The microcontroller probably requires either 5 or 3.3 V. That could be done with a linear regulator from the 12 V, but a buck converter would be better. At these low voltages and probably only a few 100 mA of current, there are plenty of available and cheap options. You can probably find a buck chip with integrated switch and synchronous rectifier, probably even fixed-voltage versions for the 5 or 3.3 V for the micro. All you add is the inductor and some caps, possibly a bootstrap diode, and maybe two resistors to set the output voltage.
A buck converter will waste less power. That may be useful on its own, but the real advantage is in not having to deal with the heat generated by a linear regulator. For example, if the micro and everything around it takes 200 mA, then a linear regulator will dissipate 1.4 W. That's more than a TO-220 package can safely dissipate just in free air. Even a 85% efficient buck regulator would only dissipate 180 mW, which is no problem for something like a SO-8 package the buck probably comes in.

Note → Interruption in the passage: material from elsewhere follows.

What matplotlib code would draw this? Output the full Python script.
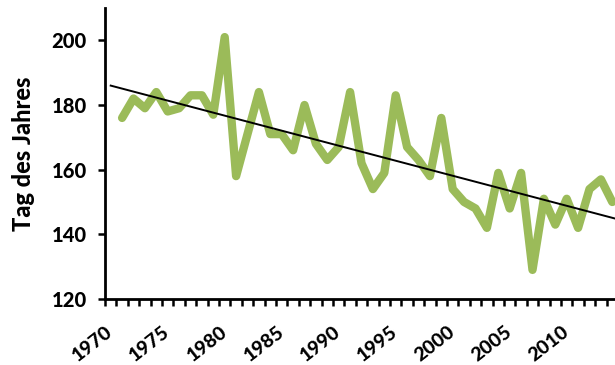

No separate power supplies are needed. Everything can run off the 12 V that is already available. A microcontroller and a relay are a small load compared to a water pump, so this represents only a small additional burden on the 12 V supply.
The real issue is not the supplies but the grounds. In the scenario above, there is only one ground. The ground shown in the schematic above must be the same as the microcontroller ground. Since the pump is running from the same 12 V supply as the relay, the pump must also be connected to this ground.
However, you do have to pay attention to where the return currents flow, particularly those of the pump. The pump should have its own separate ground wire back to the power supply so that the offset voltage generated by its return current times the ground connection impedance doesn't add offset to the micro's ground.